Yes. A standard blue poly tarp blocks ground moisture effectively. Cut it 2 to 3 inches smaller than the tent floor on all sides. The blue tarp’s weave is heavier and less packable than silnylon, but it performs well for car camping.
Does a ground cloth make condensation worse inside the tent?
A ground cloth adds a non-breathable layer beneath the tent, which can trap some ground vapor. Proper tent ventilation, not removing the ground cloth, solves this. Keep vents open and use a moisture-wicking sleeping pad layer inside.
How thick should a polyethylene tarp be for wet camping?

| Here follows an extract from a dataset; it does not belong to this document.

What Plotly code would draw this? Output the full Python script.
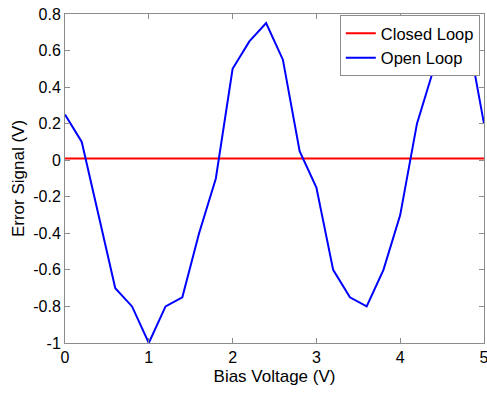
import plotly.graph_objects as go

bias_v = [0.0, 0.2, 0.4, 0.6, 0.8, 1.0, 1.2, 1.4, 1.6, 1.8, 2.0, 2.2, 2.4, 2.6, 2.8,
          3.0, 3.2, 3.4, 3.6, 3.8, 4.0, 4.2, 4.4, 4.6, 4.8, 5.0]
open_loop = [0.25, 0.10, -0.30, -0.70, -0.80, -1.00, -0.80, -0.75, -0.40, -0.10, 0.50, 0.65,
             0.75, 0.55, 0.05, -0.15, -0.60, -0.75, -0.80, -0.60, -0.30, 0.20, 0.50, 0.70,
             0.70, 0.20]
closed_loop = [0.01] * len(bias_v)

x_ticks = [0, 1, 2, 3, 4, 5]
x_labels = ["0", "1", "2", "3", "4", "5"]
y_ticks = [-1, -0.8, -0.6, -0.4, -0.2, 0, 0.2, 0.4, 0.6, 0.8]
y_labels = ["-1", "-0.8", "-0.6", "-0.4", "-0.2", "0", "0.2", "0.4", "0.6", "0.8"]

fig = go.Figure()
fig.add_trace(go.Scatter(x=bias_v, y=closed_loop, mode="lines", name="Closed Loop",
                         line=dict(color="#ff0000", width=2)))
fig.add_trace(go.Scatter(x=bias_v, y=open_loop, mode="lines", name="Open Loop",
                         line=dict(color="#0000ff", width=2)))

axis_common = dict(showline=True, linecolor="#8c8c8c", linewidth=1, mirror="ticks",
                   ticks="inside", ticklen=5, tickcolor="#8c8c8c", showgrid=False,
                   zeroline=False, tickfont=dict(size=16, color="black"),
                   ticklabeloverflow="allow", automargin=False)

fig.update_layout(
    width=487, height=395,
    margin=dict(l=65, r=3, t=14, b=52),
    paper_bgcolor="white", plot_bgcolor="white",
    font=dict(family="Liberation Sans, Arial, sans-serif", color="black"),
    xaxis=dict(range=[0, 5], tickvals=x_ticks, ticktext=x_labels,
               title=dict(text="Bias Voltage (V)", font=dict(size=17), standoff=4),
               **axis_common),
    yaxis=dict(range=[-1, 0.8], tickvals=y_ticks, ticktext=y_labels,
               title=dict(text="Error Signal (V)", font=dict(size=17), standoff=4),
               **axis_common),
    legend=dict(x=0.99, y=0.997, xanchor="right", yanchor="top",
                bgcolor="white", bordercolor="#8c8c8c", borderwidth=1,
                font=dict(size=16.5), tracegroupgap=0, itemwidth=30),
    showlegend=True,
)

fig.write_html("out.html", config={"displayModeBar": False},
               post_script="document.body.style.margin='0';")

3 mil thickness provides the best balance between puncture resistance and weight. 2 mil tears more easily on rough ground. 6 mil is durable but adds noticeable weight and bulk.
Is silnylon or silpoly better under a tent on wet ground?
Silpoly performs slightly better on wet soil because polyester absorbs less moisture than nylon, so the material stays dimensionally stable and maintains its waterproof properties throughout the night.
Do I need a ground cloth if my tent has a bathtub floor?
Yes. A bathtub floor protects against sidewall moisture ingress, but sustained ground pressure on wet soil still stresses the floor coating over time. A ground cloth extends the life of the tent floor and adds an extra moisture barrier.
Conclusion
Polyethylene tarps and silnylon deliver the most reliable moisture protection under a tent on wet soil. PE suits car camping at low cost. Silnylon and silpoly suit backpacking where weight matters. Tyvek sits in the middle for multi-use durability without the price of branded footprints.
Whatever material you choose, trim it inside the tent perimeter, clear the ground first, and pick a site with natural drainage. The ground cloth handles upward moisture; site selection handles everything else.